Start Data supplied

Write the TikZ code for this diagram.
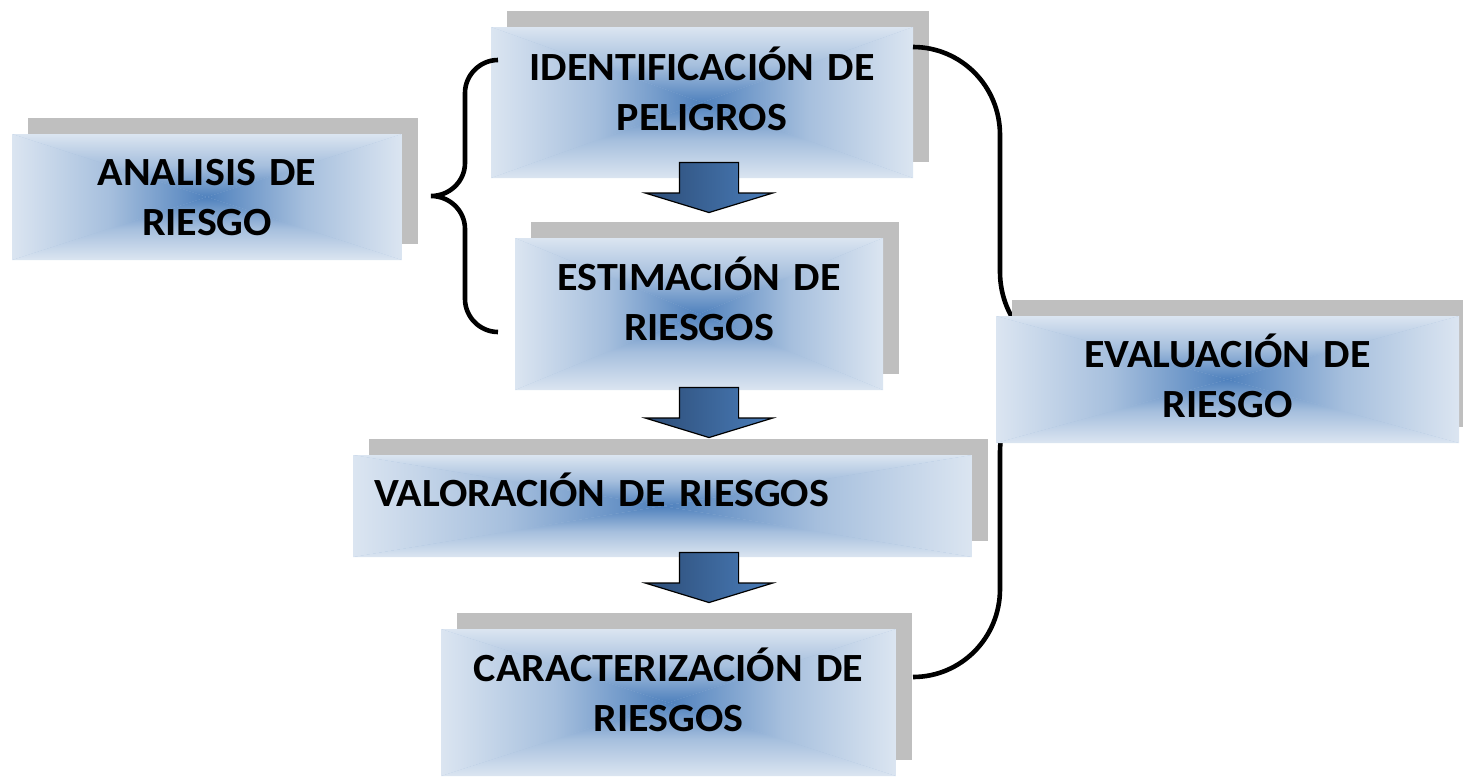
\documentclass[tikz,border=0pt]{standalone}
\usepackage{fontspec}
\setmainfont{Carlito}[FakeStretch=1.05]
\usetikzlibrary{shapes.arrows,shadows}

\definecolor{boxlight}{RGB}{219,229,241}
\definecolor{boxdark}{RGB}{79,129,189}
\colorlet{boxmid}{boxlight!62!boxdark}
\definecolor{shadowgray}{RGB}{191,191,191}
\definecolor{arrowdark}{RGB}{44,76,118}
\definecolor{arrowlight}{RGB}{74,125,186}

\tikzset{
  riskbox/.style n args={3}{
    minimum width=#1, minimum height=#2, text width=#1,
    text height=0pt, text depth=#3, inner sep=0pt, align=center,
    fill=boxmid, font=\fontsize{20}{25}\selectfont\bfseries,
    drop shadow={shadow xshift=8pt, shadow yshift=8pt, fill=shadowgray, opacity=1},
    path picture={
      \coordinate (pc) at (path picture bounding box.center);
      \shade[top color=boxlight, bottom color=boxdark, middle color=boxmid]
        (path picture bounding box.north west) -- (path picture bounding box.north east) -- (pc) -- cycle;
      \shade[top color=boxdark, bottom color=boxlight, middle color=boxmid]
        (path picture bounding box.south west) -- (path picture bounding box.south east) -- (pc) -- cycle;
      \shade[left color=boxlight, right color=boxdark, middle color=boxmid]
        (path picture bounding box.north west) -- (path picture bounding box.south west) -- (pc) -- cycle;
      \shade[left color=boxdark, right color=boxlight, middle color=boxmid]
        (path picture bounding box.north east) -- (path picture bounding box.south east) -- (pc) -- cycle;
    }
  },
  downarrow/.style={
    single arrow, rotate=-90, draw=black, line width=0.6pt,
    inner xsep=0pt, inner ysep=14.5pt,
    minimum height=25pt, minimum width=63pt,
    single arrow head extend=17pt, single arrow tip angle=146,
    left color=arrowdark, right color=arrowlight
  },
  brace/.style={line width=2.3pt}
}

\begin{document}
\begin{tikzpicture}[x=0.5pt,y=-0.5pt]
    \useasboundingbox (0,0) rectangle (1463,777);

    % boxes
    \node [riskbox={195pt}{63pt}{12pt}]     (analisis) at (207,197)    {ANALISIS DE\\RIESGO};
    \node [riskbox={211pt}{75.5pt}{22.5pt}] (ident)    at (702,102.5)  {IDENTIFICACIÓN DE\\PELIGROS};
    \node [riskbox={184pt}{76pt}{24pt}]     (estim)    at (699,314)    {ESTIMACIÓN DE\\RIESGOS};
    \node [riskbox={309.5pt}{51pt}{0pt}, text width=288.5pt, inner xsep=10.5pt, align=left]
                                            (valor)    at (662.5,506)  {VALORACIÓN DE RIESGOS};
    \node [riskbox={227.5pt}{73.5pt}{21.5pt}] (caract) at (668.5,702.5) {CARACTERIZACIÓN DE\\RIESGOS};

    % braces
    \draw [brace] (498,60) .. controls (480,60) and (465,75) .. (465,93) -- (465,163)
        .. controls (465,181) and (450,196) .. (431,196)
        .. controls (450,196) and (465,211) .. (465,229) -- (465,299)
        .. controls (465,317) and (480,332) .. (498,332);
    \draw [brace] (913,47) .. controls (961,47) and (1000,86) .. (1000,135) -- (1000,272)
        .. controls (1000,321) and (1039,362) .. (1087,362)
        .. controls (1039,362) and (1000,403) .. (1000,452) -- (1000,589)
        .. controls (1000,638) and (961,677) .. (913,677);

    \node [riskbox={231.5pt}{63.5pt}{12.5pt}] (evalua) at (1227.5,379.5) {EVALUACIÓN DE\\RIESGO};

    % arrows
    \node [downarrow] (ar1) at (709,183) {};
    \node [downarrow] (ar2) at (709,408) {};
    \node [downarrow] (ar3) at (709,573) {};
\end{tikzpicture}
\end{document}
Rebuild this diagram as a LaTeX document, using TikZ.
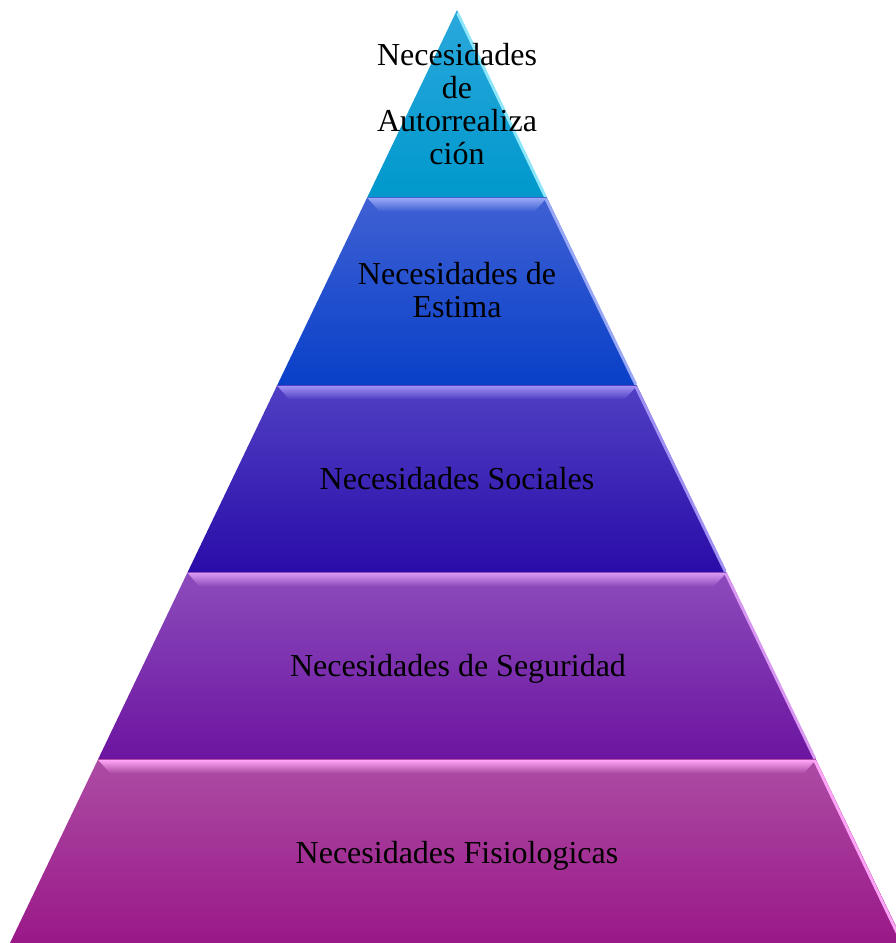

End Data supplied

Required work: Restate the data above exactly, stripping out each image.

Task response:
Write the TikZ code for this diagram.
\documentclass[tikz,border=0pt]{standalone}
\usepackage{fontspec}
\setmainfont{Carlito}[FakeStretch=1.05]
\usetikzlibrary{shapes.arrows,shadows}

\definecolor{boxlight}{RGB}{219,229,241}
\definecolor{boxdark}{RGB}{79,129,189}
\colorlet{boxmid}{boxlight!62!boxdark}
\definecolor{shadowgray}{RGB}{191,191,191}
\definecolor{arrowdark}{RGB}{44,76,118}
\definecolor{arrowlight}{RGB}{74,125,186}

\tikzset{
  riskbox/.style n args={3}{
    minimum width=#1, minimum height=#2, text width=#1,
    text height=0pt, text depth=#3, inner sep=0pt, align=center,
    fill=boxmid, font=\fontsize{20}{25}\selectfont\bfseries,
    drop shadow={shadow xshift=8pt, shadow yshift=8pt, fill=shadowgray, opacity=1},
    path picture={
      \coordinate (pc) at (path picture bounding box.center);
      \shade[top color=boxlight, bottom color=boxdark, middle color=boxmid]
        (path picture bounding box.north west) -- (path picture bounding box.north east) -- (pc) -- cycle;
      \shade[top color=boxdark, bottom color=boxlight, middle color=boxmid]
        (path picture bounding box.south west) -- (path picture bounding box.south east) -- (pc) -- cycle;
      \shade[left color=boxlight, right color=boxdark, middle color=boxmid]
        (path picture bounding box.north west) -- (path picture bounding box.south west) -- (pc) -- cycle;
      \shade[left color=boxdark, right color=boxlight, middle color=boxmid]
        (path picture bounding box.north east) -- (path picture bounding box.south east) -- (pc) -- cycle;
    }
  },
  downarrow/.style={
    single arrow, rotate=-90, draw=black, line width=0.6pt,
    inner xsep=0pt, inner ysep=14.5pt,
    minimum height=25pt, minimum width=63pt,
    single arrow head extend=17pt, single arrow tip angle=146,
    left color=arrowdark, right color=arrowlight
  },
  brace/.style={line width=2.3pt}
}

\begin{document}
\begin{tikzpicture}[x=0.5pt,y=-0.5pt]
    \useasboundingbox (0,0) rectangle (1463,777);

    % boxes
    \node [riskbox={195pt}{63pt}{12pt}]     (analisis) at (207,197)    {ANALISIS DE\\RIESGO};
    \node [riskbox={211pt}{75.5pt}{22.5pt}] (ident)    at (702,102.5)  {IDENTIFICACIÓN DE\\PELIGROS};
    \node [riskbox={184pt}{76pt}{24pt}]     (estim)    at (699,314)    {ESTIMACIÓN DE\\RIESGOS};
    \node [riskbox={309.5pt}{51pt}{0pt}, text width=288.5pt, inner xsep=10.5pt, align=left]
                                            (valor)    at (662.5,506)  {VALORACIÓN DE RIESGOS};
    \node [riskbox={227.5pt}{73.5pt}{21.5pt}] (caract) at (668.5,702.5) {CARACTERIZACIÓN DE\\RIESGOS};

    % braces
    \draw [brace] (498,60) .. controls (480,60) and (465,75) .. (465,93) -- (465,163)
        .. controls (465,181) and (450,196) .. (431,196)
        .. controls (450,196) and (465,211) .. (465,229) -- (465,299)
        .. controls (465,317) and (480,332) .. (498,332);
    \draw [brace] (913,47) .. controls (961,47) and (1000,86) .. (1000,135) -- (1000,272)
        .. controls (1000,321) and (1039,362) .. (1087,362)
        .. controls (1039,362) and (1000,403) .. (1000,452) -- (1000,589)
        .. controls (1000,638) and (961,677) .. (913,677);

    \node [riskbox={231.5pt}{63.5pt}{12.5pt}] (evalua) at (1227.5,379.5) {EVALUACIÓN DE\\RIESGO};

    % arrows
    \node [downarrow] (ar1) at (709,183) {};
    \node [downarrow] (ar2) at (709,408) {};
    \node [downarrow] (ar3) at (709,573) {};
\end{tikzpicture}
\end{document}
Rebuild this diagram as a LaTeX document, using TikZ.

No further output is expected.